Terkait dengan pengembangan varietas, menurutnya disesuaikan dengan keinginan pasar, perancangan program pengembangan tanaman aneka kacang lahan kering yang riil dan serius, pendampingan dan pengawalan harus dilakukan, kerja sama dengan swasta sebagai off taker.
Chendy juga mengingatkan pentingnya kebijakan yang berpihak pada petani. “Impor harus dikendalikan dan dikenakan bea masuk yang agak tinggi agar petani bergairah untuk tanam aneka kacang. Demikian juga harga ditingkat petani harus dijaga dan tanaman aneka kacang tidak harus swasembada semua,” kata Chendy.
Teknologi Produksi Jagung
Sementara itu, Syafruddin, Peneliti Ahli Utama, Pusat Riset Tanaman Pangan, Organisasi Riset Pertanian dan Pangan mengatakan jika teknologi produksi jagung cukup tersedia untuk meningkatkan produktivitas guna swasembada bahkan berpeluang menjadi salah satu lumbung pangan dunia. Namun, dikatakannya, hal tersebut tidak semudah yang dibayangkan karena ketersedian sarana produksi terutama benih dan pupuk sering menjadi kendala (harga, jumlah dan ketepatan waktu).

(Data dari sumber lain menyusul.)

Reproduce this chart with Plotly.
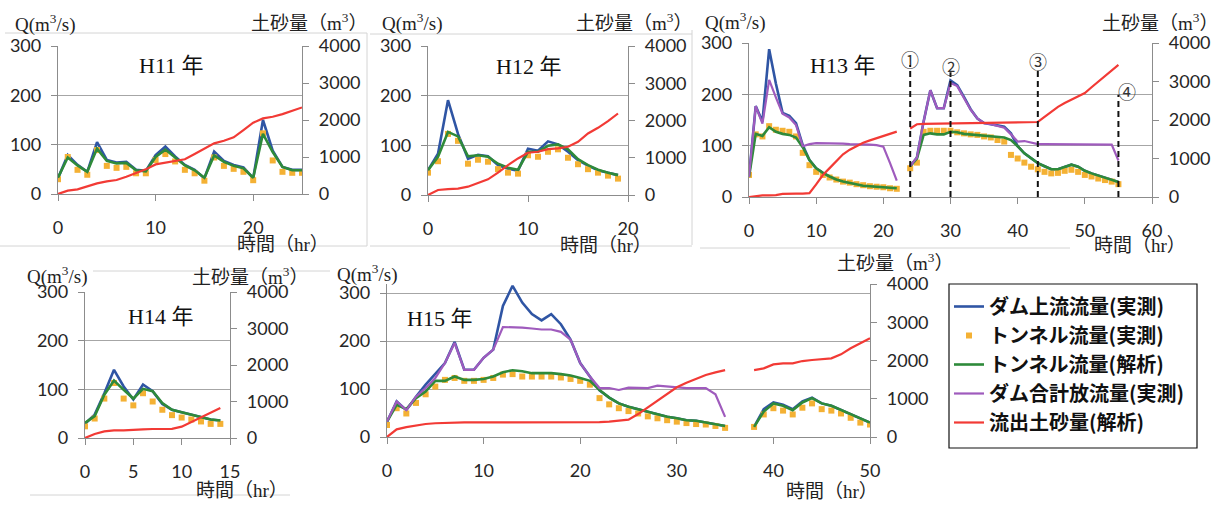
import plotly.graph_objects as go

# ---------------- data ----------------
H11_T = list(range(0, 26))
H11_DAM_IN = [32,79,59,45,105,69,64,65,49,47,79,96,76,59,49,32,86,67,59,54,32,150,88,55,49,49]
H11_TUN_OBS = [30,75,49,39,89,57,53,55,42,42,69,81,66,49,42,27,74,57,51,45,28,123,68,45,43,43]
H11_TUN_SIM = [33,74,58,45,92,67,62,63,48,46,75,90,74,58,48,33,78,65,57,52,33,122,85,55,48,48]
H11_SED = [0,90,126,216,288,342,378,468,558,666,800,850,880,940,1080,1233,1368,1440,1530,1728,1926,2043,2088,2160,2250,2340]

H12_T = list(range(0, 20))
H12_DAM_IN = [50,83,191,123,73,81,78,60,53,49,93,89,108,102,87,70,59,50,45,40]
H12_TUN_OBS = [45,68,123,109,63,71,67,52,45,43,80,77,87,92,75,62,52,45,39,33]
H12_TUN_SIM = [50,77,127,118,78,80,77,63,55,51,87,87,99,102,92,72,60,51,45,40]
H12_SED = [0,134,160,170,223,312,420,598,804,982,1134,1161,1232,1250,1295,1429,1652,1804,1982,2188]

H13_T = list(range(0, 56))
H13_DAM_IN = ([39,177,147,288,221,164,158,144,101,72,56,47,40,34,30,27,24,22,21,20,19,18,17] + [None] +
              [60,77,147,208,173,173,227,218,195,171,153,144,142,140,137,124,99,85,75,66,60,54,54,58,63,59,51,46,42,38,33,29])
H13_TUN_OBS = ([43,122,118,138,131,129,127,118,86,62,49,43,38,34,30,28,25,23,21,20,19,17,16] + [None] +
               [56,67,127,129,129,129,129,126,124,122,121,118,116,111,108,82,75,67,59,54,49,46,47,51,53,49,43,40,36,33,30,25])
H13_TUN_SIM = ([39,123,119,136,127,123,121,116,97,72,56,47,40,34,30,27,24,22,21,20,19,18,17] + [None] +
               [60,75,121,124,122,122,127,126,123,122,121,120,119,118,116,111,99,85,75,66,60,54,54,58,63,59,51,46,42,38,33,29])
H13_DAM_OUT = ([39,177,143,228,194,162,155,140,99,103,105,105,104,104,104,103,103,103,102,101,98,66,32] + [None] +
               [60,77,147,208,173,173,222,216,193,170,153,144,142,138,135,122,108,109,106,103,103,103,103,102,103,103,103,103,103,103,102,71])
H13_SED = ([0,30,40,40,50,80,90,90,90,100,330,570,750,940,1110,1230,1330,1410,1470,1530,1590,1640,1697] + [None] +
           [1780,1890,1897,1900,1905,1910,1914,1918,1922,1926,1930,1932,1934,1936,1938,1940,1942,1944,1946,1948,
            2080,2220,2340,2440,2520,2600,2700,2850,2990,3130,3280,3430])
H13_EVENT_T = [24, 30, 43, 55]
H13_EVENT_TOP = [257, 243, 253, 199]
H13_EVENT_LABEL = ["①", "②", "③", "④"]

H14_T = list(range(0, 15))
H14_DAM_IN = [29,48,92,140,106,79,110,96,70,58,53,48,42,38,36]
H14_TUN_OBS = [24,40,81,113,81,67,92,75,58,47,42,38,34,29,29]
H14_TUN_SIM = [31,45,89,118,99,81,101,96,72,58,53,48,42,38,36]
H14_SED = [0,110,183,210,210,215,237,247,247,250,310,438,548,676,822]

H15_T = list(range(0, 51))
H15_DAM_IN = ([32,74,56,84,109,131,154,198,140,140,165,182,273,315,280,256,243,256,235,203,154,126,97,82,70,63,58,53,47,42,39,35,34,30,27,23] +
              [None, None] + [21,58,72,67,58,74,82,70,65,56,47,39,30])
H15_TUN_OBS = ([25,60,49,71,89,105,119,123,117,117,119,123,130,131,126,126,126,126,124,121,117,109,81,68,60,54,49,43,39,35,32,29,27,26,23,19] +
               [None, None] + [21,47,60,55,47,61,70,58,55,49,40,30,26])
H15_TUN_SIM = ([32,67,58,81,95,117,117,126,119,119,121,126,135,139,137,133,133,133,131,128,123,117,98,82,70,63,58,53,47,42,39,35,34,30,27,23] +
               [None, None] + [21,53,70,65,56,72,81,70,65,56,47,39,30])
H15_DAM_OUT = ([32,74,56,84,102,123,154,196,140,140,165,182,229,229,228,226,224,224,219,203,154,126,102,102,98,103,103,102,107,105,103,102,102,102,89,42] +
               [None] * 15)
H15_SED = ([0,200,260,300,340,360,370,380,380,380,380,380,380,380,380,380,380,380,380,380,380,385,390,400,420,455,600,780,960,1130,1300,1420,1530,1620,1690,1750] +
           [None, None] + [1750,1794,1899,1925,1925,1986,2013,2030,2056,2161,2319,2450,2581])

SERIES_NAMES = ["ダム上流流量(実測)", "トンネル流量(実測)", "トンネル流量(解析)", "ダム合計放流量(実測)", "流出土砂量(解析)"]
PANEL_TITLES = ["H11 年", "H12 年", "H13 年", "H14 年", "H15 年"]
X_MAX = [25, 20, 60, 15, 50]
X_DTICK = [10, 10, 10, 5, 10]

# ---------------- styling / layout ----------------
W, H = 1227, 506
BLUE, ORANGE, GREEN, PURPLE, RED = "#2f55a4", "#f4b134", "#2e8a3a", "#9f5bbd", "#f23a35"
TICK_FONT = dict(family="Lato, Liberation Sans, sans-serif", size=18, color="#262626")
SERIF = "Liberation Serif, Noto Sans CJK JP, serif"
GRID = "#a6a6a6"
AXLINE = "#8c8c8c"

# pixel boxes of plot areas: (left, right, top, bottom)
BOXES = [(58, 302, 46, 194), (428, 628, 46, 195), (749, 1152, 43, 197), (85, 230, 292, 438), (387, 870, 284, 437)]
Q_TOP = [300, 300, 300, 300, 318.75]

panels = [
    (H11_T, H11_DAM_IN, H11_TUN_OBS, H11_TUN_SIM, None, H11_SED),
    (H12_T, H12_DAM_IN, H12_TUN_OBS, H12_TUN_SIM, None, H12_SED),
    (H13_T, H13_DAM_IN, H13_TUN_OBS, H13_TUN_SIM, H13_DAM_OUT, H13_SED),
    (H14_T, H14_DAM_IN, H14_TUN_OBS, H14_TUN_SIM, None, H14_SED),
    (H15_T, H15_DAM_IN, H15_TUN_OBS, H15_TUN_SIM, H15_DAM_OUT, H15_SED),
]

def px(x):
    return x / W

def py(y):
    return 1 - y / H

fig = go.Figure()
layout = {}
for i, (t, dam_in, tun_obs, tun_sim, dam_out, sed) in enumerate(panels):
    k = i + 1
    xa = "x" if k == 1 else f"x{k}"
    yl_n, yr_n = 2 * k - 1, 2 * k
    yl = "y" if yl_n == 1 else f"y{yl_n}"
    yr = f"y{yr_n}"
    left, right, top, bottom = BOXES[i]
    show = (k == 5)

    fig.add_trace(go.Scatter(x=t, y=dam_in, mode="lines", line=dict(color=BLUE, width=2.6),
                             name=SERIES_NAMES[0], legendgroup="g1", xaxis=xa, yaxis=yl, showlegend=show))
    fig.add_trace(go.Scatter(x=t, y=tun_obs, mode="markers", marker=dict(symbol="square", size=6, color=ORANGE),
                             name=SERIES_NAMES[1], legendgroup="g2", xaxis=xa, yaxis=yl, showlegend=show))
    fig.add_trace(go.Scatter(x=t, y=tun_sim, mode="lines", line=dict(color=GREEN, width=2.6),
                             name=SERIES_NAMES[2], legendgroup="g3", xaxis=xa, yaxis=yl, showlegend=show))
    if dam_out is not None:
        fig.add_trace(go.Scatter(x=t, y=dam_out, mode="lines", line=dict(color=PURPLE, width=2.2),
                                 name=SERIES_NAMES[3], legendgroup="g4", xaxis=xa, yaxis=yl, showlegend=show))
    fig.add_trace(go.Scatter(x=t, y=sed, mode="lines", line=dict(color=RED, width=2.2),
                             name=SERIES_NAMES[4], legendgroup="g5", xaxis=xa, yaxis=yr, showlegend=show))

    xkey = "xaxis" if k == 1 else f"xaxis{k}"
    ylkey = "yaxis" if yl_n == 1 else f"yaxis{yl_n}"
    yrkey = f"yaxis{yr_n}"
    layout[xkey] = dict(domain=[px(left), px(right)], anchor=yl, range=[0, X_MAX[i]], dtick=X_DTICK[i],
                        showgrid=False, zeroline=False, showline=True, linecolor=AXLINE, linewidth=1.3,
                        ticks="outside", ticklen=6, tickcolor=AXLINE, tickfont=TICK_FONT,
                        ticklabelstandoff=11, fixedrange=True, automargin=False)
    layout[ylkey] = dict(domain=[py(bottom), py(top)], anchor=xa, range=[0, Q_TOP[i]], tickvals=[0, 100, 200, 300],
                         showgrid=True, gridcolor=GRID, gridwidth=1.3, zeroline=False, showline=True,
                         linecolor=AXLINE, linewidth=1.3, ticks="outside", ticklen=6, tickcolor=AXLINE,
                         tickfont=TICK_FONT, ticklabelstandoff=6, fixedrange=True, automargin=False)
    layout[yrkey] = dict(overlaying=yl, anchor=xa, side="right", range=[0, 4000],
                         tickvals=[0, 1000, 2000, 3000, 4000], showgrid=False, zeroline=False, showline=True,
                         linecolor=AXLINE, linewidth=1.3, ticks="outside", ticklen=6, tickcolor=AXLINE,
                         tickfont=TICK_FONT, ticklabelstandoff=6, fixedrange=True, automargin=False)

annotations = []

def add_text(x, y, text, font):
    annotations.append(dict(x=px(x), y=py(y), xref="paper", yref="paper", showarrow=False, text=text,
                            xanchor="center", yanchor="middle", font=font))

# axis titles and panel titles (pixel centres)
Q_POS = [(45, 24), (412, 23), (735, 22), (57, 275), (367, 273)]
SED_POS = [(309, 22), (634, 22), (1160, 22), (250, 276), (895, 262)]
TIME_POS = [(283, 244), (606, 245), (1140, 245), (242, 490), (832, 491)]
TITLE_POS = [(171, 65), (528, 66), (842, 65), (160, 316), (439, 318)]
for i in range(5):
    add_text(*Q_POS[i], "Q(m<sup>3</sup>/s)", dict(family=SERIF, size=19, color="#222"))
    add_text(*SED_POS[i], "土砂量（m<sup>3</sup>）", dict(family=SERIF, size=19, color="#222"))
    add_text(*TIME_POS[i], "時間（hr）", dict(family=SERIF, size=19, color="#222"))
    add_text(*TITLE_POS[i], PANEL_TITLES[i], dict(family=SERIF, size=22, color="#111"))

shapes = []
# H13 event markers (dashed lines + circled numbers)
for j, (tx, top, lab) in enumerate(zip(H13_EVENT_T, H13_EVENT_TOP, H13_EVENT_LABEL)):
    shapes.append(dict(type="line", xref="x3", yref="y5", x0=tx, x1=tx, y0=0, y1=top,
                       line=dict(color="#111", width=2, dash="6px,4px")))
    lx = tx + (1.3 if j == 3 else 0)
    ly = top + (8 if j == 3 else 12)
    annotations.append(dict(x=lx, y=ly, xref="x3", yref="y5", showarrow=False, text=lab,
                            xanchor="center", yanchor="middle",
                            font=dict(family="Noto Sans CJK JP", size=18, color="#333")))

# faint chart-frame lines
FRAME = "#d4d4d4"
for (x0, y0, x1, y1) in [(5, 33, 367, 33), (367, 33, 367, 246), (0, 246, 367, 246),
                         (370, 34, 692, 34), (692, 30, 692, 245), (370, 246, 692, 246),
                         (700, 248, 1070, 248), (30, 495, 290, 495), (93, 271, 330, 271)]:
    shapes.append(dict(type="line", xref="paper", yref="paper", x0=px(x0), x1=px(x1), y0=py(y0), y1=py(y1),
                       line=dict(color=FRAME, width=1)))
# legend box
shapes.append(dict(type="rect", xref="paper", yref="paper", x0=px(949), x1=px(1197), y0=py(448), y1=py(284),
                   line=dict(color="#111", width=1.2), fillcolor="rgba(0,0,0,0)"))

fig.update_layout(
    width=W, height=H, margin=dict(l=0, r=0, t=0, b=0, pad=0, autoexpand=False),
    paper_bgcolor="white", plot_bgcolor="white",
    showlegend=True,
    legend=dict(x=px(949), y=py(287), xanchor="left", yanchor="top", bgcolor="rgba(0,0,0,0)", borderwidth=0,
                font=dict(family="Noto Sans CJK JP", size=20, color="#111", weight=700),
                itemwidth=30, tracegroupgap=0, traceorder="grouped"),
    annotations=annotations, shapes=shapes,
    **layout,
)

fig.write_html("out.html", include_plotlyjs=True, config={"displayModeBar": False},
               post_script="document.body.style.margin='0';document.body.style.padding='0';")
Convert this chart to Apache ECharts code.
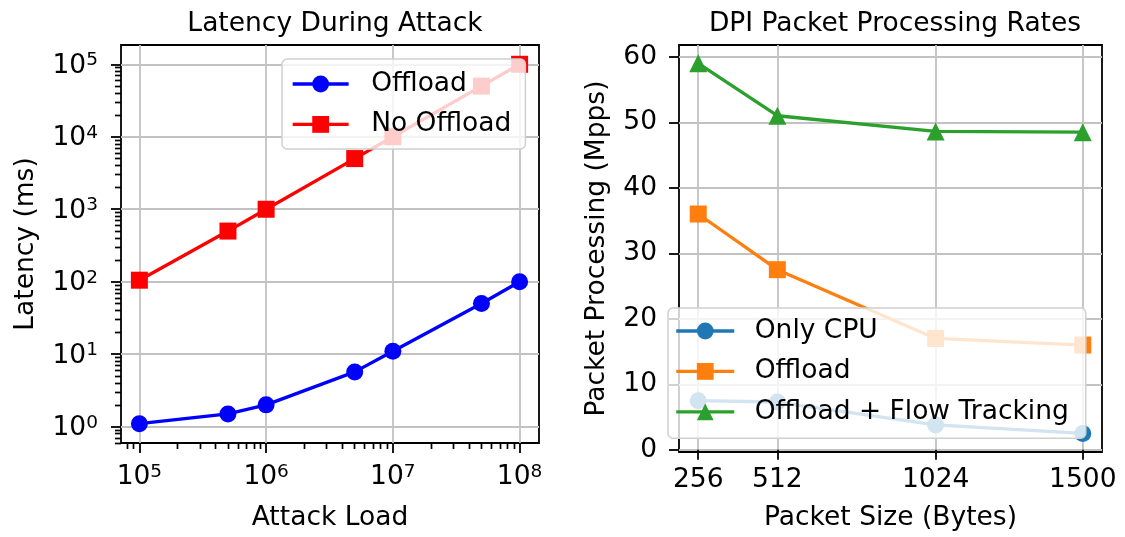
<!DOCTYPE html>
<html>
<head>
<meta charset="utf-8">
<script src="https://cdn.jsdelivr.net/npm/echarts@6/dist/echarts.min.js"></script>
<style>
  html, body { margin: 0; padding: 0; background: #ffffff; }
  #chart { width: 1125px; height: 537px; }
</style>
</head>
<body>
<div id="chart"></div>
<script>
// ---- Left panel: latency during attack (log-log) ----
const attackLoad       = [1e5, 5e5, 1e6, 5e6, 1e7, 5e7, 1e8];
const latencyOffload   = [1.1, 1.5, 2, 5.7, 11, 50, 100];
const latencyNoOffload = [105, 500, 1000, 5000, 10000, 50000, 100000];
const loadTicks        = [1e5, 1e6, 1e7, 1e8];
const latencyTicks     = [1, 10, 100, 1000, 10000, 100000];

// ---- Right panel: DPI packet processing rates ----
const packetSizes  = [256, 512, 1024, 1500];
const rateOnlyCpu  = [7.5, 7.3, 3.8, 2.5];
const rateOffload  = [36, 27.5, 17, 16];
const rateOffFlow  = [59, 51, 48.6, 48.5];
const rateTicks    = [0, 10, 20, 30, 40, 50, 60];

const leftLegend  = ['Offload', 'No Offload'];
const rightLegend = ['Only CPU', 'Offload', 'Offload + Flow Tracking'];

const FONT = 'DejaVu Sans';
const FS = 26.5;
const INK = '#000000';
const GRID_LINE = { show: true, lineStyle: { color: '#c2c2c2', width: 1.8 } };
const TICK = { show: true, length: 10, lineStyle: { color: INK, width: 1.8 } };
const MINOR_TICK = { show: true, length: 6, lineStyle: { color: INK, width: 1.4 } };
// log-axis minor ticks at 2..9 x 10^n (nine linear steps per decade)
const MINOR_SPLIT = Object.assign({ splitNumber: 9 }, MINOR_TICK);

// minor tick values of a log axis at 2..9 x 10^n inside (lo, hi)
function logMinorTicks(lo, hi) {
  const out = [];
  for (let e = Math.floor(Math.log10(lo)); e <= Math.ceil(Math.log10(hi)); e++) {
    for (let k = 2; k <= 9; k++) {
      const v = k * Math.pow(10, e);
      if (v > lo && v < hi) out.push(v);
    }
  }
  return out;
}

const xLeftRange  = [Math.pow(10, 4.855), Math.pow(10, 8.153)];
const yLeftRange  = [Math.pow(10, -0.225), Math.pow(10, 5.266)];
const xRightRange = [193.8, 1562.2];
const yRightRange = [-0.33, 61.8];

// "10^n" labels as rich text with a raised exponent
const powerRich = {
  b: { fontFamily: FONT, fontSize: FS, color: INK, lineHeight: 27, padding: [3, 0, 0, 0] },
  s: { fontFamily: FONT, fontSize: 18.5, color: INK, lineHeight: 17.5, verticalAlign: 'top' }
};
function powerLabel(v) {
  const e = Math.round(Math.log10(v));
  return '{b|10}{s|' + e + '}';
}

const plainLabel = { fontFamily: FONT, fontSize: FS, color: INK, formatter: v => String(v) };
const nameStyle = { fontFamily: FONT, fontSize: FS, color: INK };

const zip = (xs, ys) => xs.map((x, i) => [x, ys[i]]);

// right-panel series carry a prefix so the two "Offload" entries stay distinct
const RP = 'dpi:';
const stripPrefix = n => n.indexOf(RP) === 0 ? n.slice(RP.length) : n;

function lineSeries(name, xi, yi, data, color, symbol, size) {
  return {
    name: name, type: 'line', xAxisIndex: xi, yAxisIndex: yi, data: data,
    symbol: symbol, symbolSize: size, showSymbol: true,
    lineStyle: { color: color, width: 3.3 },
    itemStyle: { color: color },
    emphasis: { disabled: true },
    z: 3
  };
}

const legendCommon = {
  orient: 'vertical',
  selectedMode: false,
  backgroundColor: 'rgba(255,255,255,0.8)',
  borderColor: '#d0d0d0',
  borderWidth: 1.5,
  borderRadius: 5,
  itemHeight: 21,
  itemGap: 13.4,
  lineStyle: { width: 3.3 },
  textStyle: { fontFamily: FONT, fontSize: FS, color: INK, lineHeight: 27 },
  z: 10
};

// left panel twin axes: same range as the main axes, carrying only the minor ticks
const minorX = { type: 'log', gridIndex: 0, min: xLeftRange[0], max: xLeftRange[1], position: 'bottom',
  axisLine: { show: false }, axisLabel: { show: false }, splitLine: { show: false },
  axisTick: Object.assign({ customValues: logMinorTicks(xLeftRange[0], xLeftRange[1]) }, MINOR_TICK) };
const minorY = { type: 'log', gridIndex: 0, min: yLeftRange[0], max: yLeftRange[1], position: 'left',
  axisLine: { show: false }, axisLabel: { show: false }, splitLine: { show: false },
  axisTick: Object.assign({ customValues: logMinorTicks(yLeftRange[0], yLeftRange[1]) }, MINOR_TICK) };

const chart = echarts.init(document.getElementById('chart'), null, { renderer: 'canvas' });

chart.setOption({
  animation: false,
  backgroundColor: '#ffffff',
  title: [
    { text: 'Latency During Attack', left: 330, top: 6, textAlign: 'center',
      textStyle: { fontFamily: FONT, fontSize: FS, fontWeight: 'normal', color: INK } },
    { text: 'DPI Packet Processing Rates', left: 890, top: 6, textAlign: 'center',
      textStyle: { fontFamily: FONT, fontSize: FS, fontWeight: 'normal', color: INK } }
  ],
  grid: [
    { left: 121, top: 45, width: 418, height: 398, show: true, borderColor: INK, borderWidth: 1.8, backgroundColor: 'transparent' },
    { left: 679, top: 45, width: 423, height: 407.5, show: true, borderColor: INK, borderWidth: 1.8, backgroundColor: 'transparent' }
  ],
  xAxis: [
    { type: 'log', gridIndex: 0, min: xLeftRange[0], max: xLeftRange[1], position: 'bottom',
      name: 'Attack Load', nameLocation: 'middle', nameGap: 62, nameTextStyle: nameStyle,
      axisLine: { show: false },
      axisTick: Object.assign({ customValues: loadTicks }, TICK),
      minorTick: MINOR_SPLIT,
      axisLabel: { customValues: loadTicks, formatter: powerLabel, rich: powerRich, margin: 19.5 },
      splitLine: GRID_LINE },
    minorX,
    { type: 'value', gridIndex: 1, min: xRightRange[0], max: xRightRange[1],
      name: 'Packet Size (Bytes)', nameLocation: 'middle', nameGap: 53, nameTextStyle: nameStyle,
      axisLine: { show: false },
      axisTick: Object.assign({ customValues: packetSizes }, TICK),
      axisLabel: Object.assign({ customValues: packetSizes, margin: 15 }, plainLabel),
      splitLine: GRID_LINE }
  ],
  yAxis: [
    { type: 'log', gridIndex: 0, min: yLeftRange[0], max: yLeftRange[1], position: 'left',
      name: 'Latency (ms)', nameLocation: 'middle', nameGap: 81, nameTextStyle: nameStyle,
      axisLine: { show: false },
      axisTick: Object.assign({ customValues: latencyTicks }, TICK),
      minorTick: MINOR_SPLIT,
      axisLabel: { customValues: latencyTicks, formatter: powerLabel, rich: powerRich, margin: 23 },
      splitLine: GRID_LINE },
    minorY,
    { type: 'value', gridIndex: 1, min: yRightRange[0], max: yRightRange[1],
      name: 'Packet Processing (Mpps)', nameLocation: 'middle', nameGap: 68, nameTextStyle: nameStyle,
      axisLine: { show: false },
      axisTick: Object.assign({ customValues: rateTicks }, TICK),
      axisLabel: Object.assign({ customValues: rateTicks, margin: 22 }, plainLabel),
      splitLine: GRID_LINE }
  ],
  legend: [
    Object.assign({}, legendCommon, {
      data: leftLegend, left: 282, top: 59, itemWidth: 56,
      padding: [11.5, 14, 11, 9],
      textStyle: Object.assign({}, legendCommon.textStyle, { padding: [0, 0, 0, 17.5] })
    }),
    Object.assign({}, legendCommon, {
      data: rightLegend.map(n => RP + n), left: 668, top: 308, itemWidth: 58,
      padding: [9.5, 17, 13, 6.6],
      formatter: stripPrefix,
      textStyle: Object.assign({}, legendCommon.textStyle, { padding: [0, 0, 0, 15.5] })
    })
  ],
  series: [
    lineSeries(leftLegend[0], 0, 0, zip(attackLoad, latencyOffload), '#0000ff', 'circle', 17),
    lineSeries(leftLegend[1], 1, 1, zip(attackLoad, latencyNoOffload), '#ff0000', 'rect', 17),
    lineSeries(RP + rightLegend[0], 2, 2, zip(packetSizes, rateOnlyCpu), '#1f77b4', 'circle', 17),
    lineSeries(RP + rightLegend[1], 2, 2, zip(packetSizes, rateOffload), '#ff7f0e', 'rect', 17),
    lineSeries(RP + rightLegend[2], 2, 2, zip(packetSizes, rateOffFlow), '#2ca02c', 'triangle', 18)
  ]
});
</script>
</body>
</html>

Untuk itu, Syafruddin menegaskan bahwa diperlukan kebijakan kelembagaan, subsidi dan lainnya untuk menjamin ketersediaan jagung saat dibutuhkan. “Selain jaminan harga saat panen, juga diperlukan penelitian lebih lanjut terkait beragamnya agroekosistem pengembangan jagung, adanya perubahan ilklim, dan tuntutan peningkatan produktivitas dan produksi jagung,” jelasnya.
Tak ketinggalan, Founder dan CEO KORA, Dian Prayogi Susanto, memaparkan inovasi teknologi pengeringan jagung bagi petani. Selama ini, pengeringan jagung secara tradisional di bawah sinar matahari memakan waktu hingga tujuh hari dan sering kali tidak optimal. “Akibatnya, petani terpaksa menjual hasil panennya dalam kondisi basah, yang berujung pada kerugian,” jelas Dian.
Dengan adanya inovasi teknologi dan sinergi berbagai pihak, diharapkan produksi aneka kacang dan jagung di Indonesia dapat meningkat secara signifikan, sehingga target swasembada pangan nasional dapat tercapai lebih cepat.